Rows from a dataset of charts and code
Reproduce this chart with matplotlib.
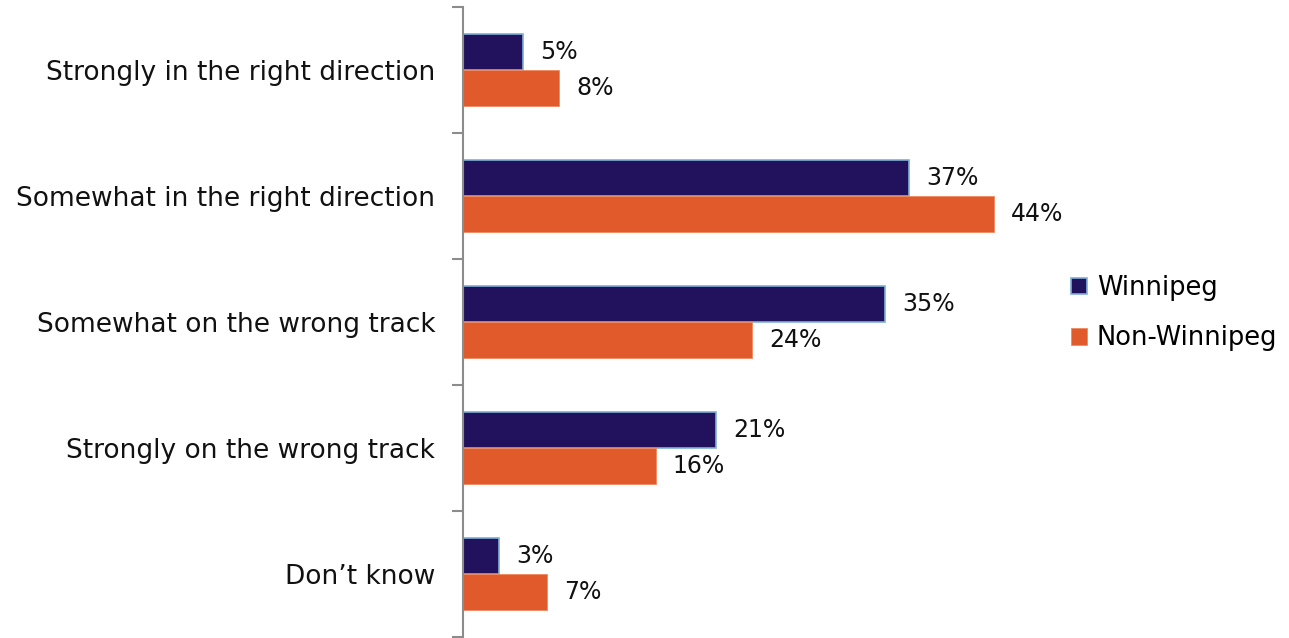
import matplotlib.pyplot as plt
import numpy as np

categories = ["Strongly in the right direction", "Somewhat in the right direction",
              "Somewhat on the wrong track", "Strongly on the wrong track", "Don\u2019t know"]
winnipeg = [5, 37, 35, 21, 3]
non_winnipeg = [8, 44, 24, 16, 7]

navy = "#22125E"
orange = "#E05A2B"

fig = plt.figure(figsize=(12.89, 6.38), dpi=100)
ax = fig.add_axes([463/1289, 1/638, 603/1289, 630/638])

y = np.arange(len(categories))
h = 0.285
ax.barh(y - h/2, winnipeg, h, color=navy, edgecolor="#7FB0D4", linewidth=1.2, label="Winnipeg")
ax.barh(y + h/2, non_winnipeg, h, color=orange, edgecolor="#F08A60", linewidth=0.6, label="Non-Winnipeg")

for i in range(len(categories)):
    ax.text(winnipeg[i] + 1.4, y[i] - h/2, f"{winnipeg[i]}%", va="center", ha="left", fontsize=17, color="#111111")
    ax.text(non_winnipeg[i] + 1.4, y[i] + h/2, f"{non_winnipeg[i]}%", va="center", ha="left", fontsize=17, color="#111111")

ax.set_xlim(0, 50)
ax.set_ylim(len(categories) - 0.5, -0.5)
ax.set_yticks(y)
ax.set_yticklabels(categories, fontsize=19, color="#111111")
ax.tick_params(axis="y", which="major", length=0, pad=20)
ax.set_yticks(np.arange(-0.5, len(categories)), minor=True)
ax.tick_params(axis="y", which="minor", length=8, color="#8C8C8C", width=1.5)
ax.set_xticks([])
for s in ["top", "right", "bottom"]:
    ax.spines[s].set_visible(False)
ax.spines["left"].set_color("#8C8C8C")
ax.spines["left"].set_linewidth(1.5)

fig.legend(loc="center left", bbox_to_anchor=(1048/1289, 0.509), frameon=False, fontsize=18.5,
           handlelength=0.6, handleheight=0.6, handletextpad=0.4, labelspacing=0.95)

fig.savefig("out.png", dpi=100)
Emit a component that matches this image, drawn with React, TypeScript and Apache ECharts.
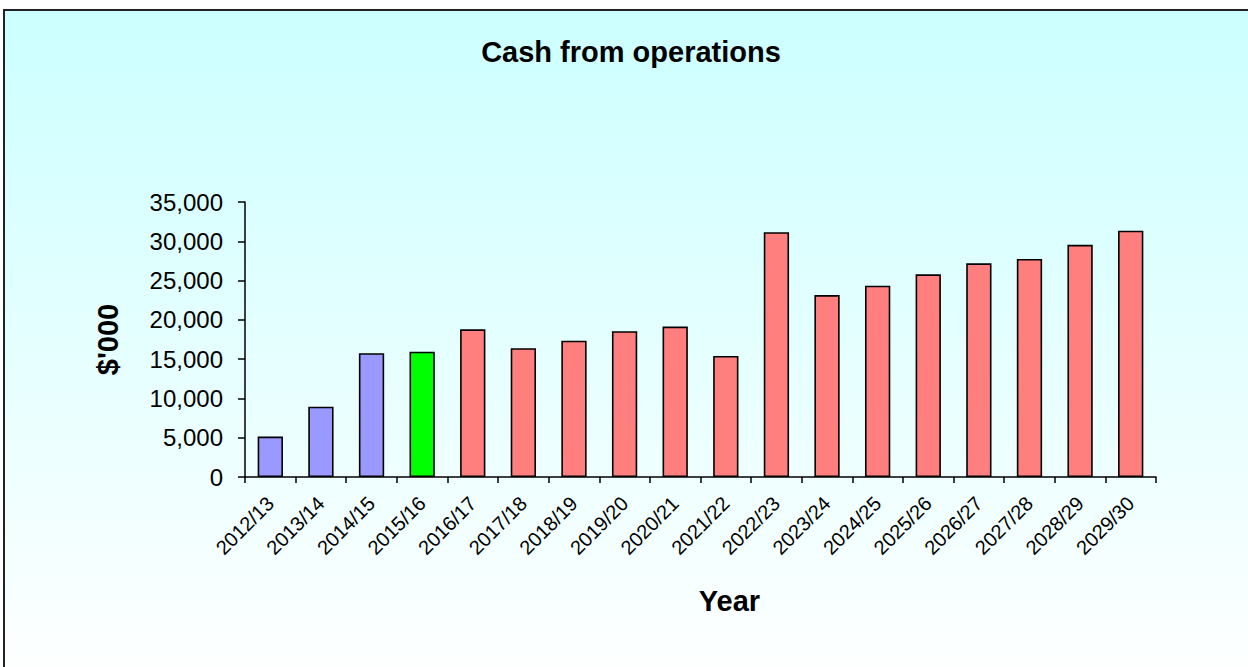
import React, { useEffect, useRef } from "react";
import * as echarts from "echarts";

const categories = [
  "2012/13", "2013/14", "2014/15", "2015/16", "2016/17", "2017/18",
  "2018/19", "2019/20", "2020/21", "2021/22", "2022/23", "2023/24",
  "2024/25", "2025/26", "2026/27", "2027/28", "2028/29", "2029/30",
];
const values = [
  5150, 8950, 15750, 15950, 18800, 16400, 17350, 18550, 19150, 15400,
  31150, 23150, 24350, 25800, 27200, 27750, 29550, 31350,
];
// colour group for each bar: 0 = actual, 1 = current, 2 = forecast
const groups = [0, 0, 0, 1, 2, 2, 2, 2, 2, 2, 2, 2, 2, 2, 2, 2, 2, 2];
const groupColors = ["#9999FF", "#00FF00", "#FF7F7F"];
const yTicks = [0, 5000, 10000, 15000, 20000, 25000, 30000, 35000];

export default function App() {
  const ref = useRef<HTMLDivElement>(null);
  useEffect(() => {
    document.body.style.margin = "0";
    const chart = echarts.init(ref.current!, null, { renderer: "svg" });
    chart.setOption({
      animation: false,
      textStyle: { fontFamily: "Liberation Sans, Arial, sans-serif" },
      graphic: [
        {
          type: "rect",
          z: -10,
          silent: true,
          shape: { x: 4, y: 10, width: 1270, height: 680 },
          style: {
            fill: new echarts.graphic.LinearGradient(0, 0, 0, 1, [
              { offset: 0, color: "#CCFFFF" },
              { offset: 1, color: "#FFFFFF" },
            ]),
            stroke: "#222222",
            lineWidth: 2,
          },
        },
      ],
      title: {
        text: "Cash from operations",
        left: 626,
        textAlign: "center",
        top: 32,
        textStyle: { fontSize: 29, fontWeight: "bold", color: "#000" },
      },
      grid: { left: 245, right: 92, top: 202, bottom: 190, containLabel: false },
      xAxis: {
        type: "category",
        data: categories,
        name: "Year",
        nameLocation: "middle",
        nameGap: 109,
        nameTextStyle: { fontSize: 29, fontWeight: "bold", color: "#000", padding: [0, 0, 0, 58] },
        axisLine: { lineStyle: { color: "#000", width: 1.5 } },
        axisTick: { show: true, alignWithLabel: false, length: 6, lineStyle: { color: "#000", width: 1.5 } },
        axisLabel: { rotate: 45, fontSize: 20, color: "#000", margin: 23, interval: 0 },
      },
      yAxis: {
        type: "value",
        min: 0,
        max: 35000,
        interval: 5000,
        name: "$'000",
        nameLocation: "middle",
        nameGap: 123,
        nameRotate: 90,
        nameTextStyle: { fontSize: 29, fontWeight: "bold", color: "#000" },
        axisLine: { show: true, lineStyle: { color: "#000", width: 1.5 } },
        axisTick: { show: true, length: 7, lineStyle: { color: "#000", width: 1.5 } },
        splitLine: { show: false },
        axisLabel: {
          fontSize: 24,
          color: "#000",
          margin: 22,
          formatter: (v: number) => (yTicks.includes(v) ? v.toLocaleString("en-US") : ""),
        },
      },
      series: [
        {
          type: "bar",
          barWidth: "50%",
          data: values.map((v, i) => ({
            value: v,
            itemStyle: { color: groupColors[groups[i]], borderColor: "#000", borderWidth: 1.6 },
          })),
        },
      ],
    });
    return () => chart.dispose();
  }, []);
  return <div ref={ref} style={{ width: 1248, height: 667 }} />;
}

> Task brief
Pictures are excluded; extract exactly the lines from the start of the data through the line that holds "ax = fig.add_axes([463/1289, 1/638, 603/1289, 630/638])", both ends included.

> The output
Reproduce this chart with matplotlib.
import matplotlib.pyplot as plt
import numpy as np

categories = ["Strongly in the right direction", "Somewhat in the right direction",
              "Somewhat on the wrong track", "Strongly on the wrong track", "Don\u2019t know"]
winnipeg = [5, 37, 35, 21, 3]
non_winnipeg = [8, 44, 24, 16, 7]

navy = "#22125E"
orange = "#E05A2B"

fig = plt.figure(figsize=(12.89, 6.38), dpi=100)
ax = fig.add_axes([463/1289, 1/638, 603/1289, 630/638])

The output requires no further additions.